Large-Scale Mining of Data-Science Software from GitHub

The usage of data science (DS) techniques have increased immensely in the recent past. With the development of artificial intelligence (AI) and machine learning (ML) algorithms and availability of huge amount of data, there has been a rapid increase of using DS components in software. To enable further software engineering (SE) research of DS software in the wild, we built an infrastructure to mine and analyze DS software in large-scale. Our goal is to:

  • Learn from the past and guide future development of DS software
  • Improve software design and reuse
  • Manage DS software better
  • Automatic bug detection and repair
  • Many more …

We think that software engineering research for DS systems is necessary. To that end, we leveraged the huge amount of code and metadata available in open-source GitHub repositories. We proposed a methodology of filtering high-quality DS repositories and then mined code of each revision and project metadata e.g., number of developers, commit logs, creation-date, etc.

We used the existing Boa framework to mine from GitHub. Python has been used as a de-facto of ML based software for a long time now. However, Boa could not parse and mine Python code. Therefore, I built the infrastructure to parse the Python code, transform that into AST, and store in Boa’s Protobuf format for storing. I used ANTLR grammar for Python 2 and Python 3 for parsing the source. Finally, the dataset is stored in the Hadoop cluster for further analysis. You can learn about how to use the Boa for mining new datasets from this tutorial. The first version of the dataset contained about 5 million Python files (including all revisions) from top rated 1558 DS repositories.

The first version of the mined dataset
The first version of the mined dataset

The rich amount of data facilitates analyzing several research questions:

Data science development practices: Due to the recent ‘boom’ in machine learning software development, a lot of questions regearing DS best practices can be asked:

  • What are the most used data preprocessing library?
  • Why data dimension bugs are more frequent in deep neural networks?
  • What data visualization APIs are most used in last two years?

Software change: Since the dataset contains all the snapshots of Python files, how developers change source can be studied.

Program analysis: The differences between traditional and DS software development can be studied. For example, do the code complexity or API usages follow similar pattern in DS software?

SE practices: Several SE research can be conducted on the DS projects in the area of:

  • DS bug detection and repair
  • Code comprehension
  • Testing DS modules

Project metadata: The project metadata can be leveraged to answer questions such as, what are the coding style differences between projects developed by individuals and organizations, etc.

Further details about the dataset can be found here. The domain-specific Boa language helps to perform program analysis query the metadata easily and quickly.

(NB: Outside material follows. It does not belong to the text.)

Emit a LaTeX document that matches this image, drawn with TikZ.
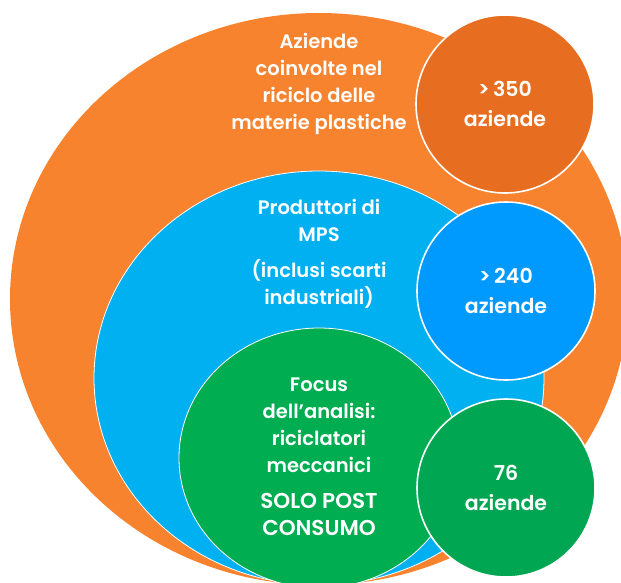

For example, the following code snippet quickly count the number of bug-fixing revisions for all the projects in the dataset.

# Counting the number of bug-fixing revisons for all projects
p: Project = input;
counts: output sum[string] of int;

visit(p, visitor {
	before n: Project -> ;
	before node: CodeRepository -> ;
	before node: Revision ->
		if (isfixingrevision(node.log))
			counts[] << 1;

If we want to go deeper and mine the all the method calls in the bug-fixing revisions, we can use the following Boa program.

Example Boa program for mining method calls in the bug fixing commits.

Note that the output contains 74.11 million results. We use commit logs to identify whether it’s a bug-fixing revision or not and then visit the expression to get the method calls. Boa uses automatic parallelization to run the query in Haddop cluster. Users do not need to worry about the storage and low-level details.

As of this writing, no open source dataset for studying Data Science software is available. We created a infrastructure and dataset to mins DS projects from GitHub that are using Python.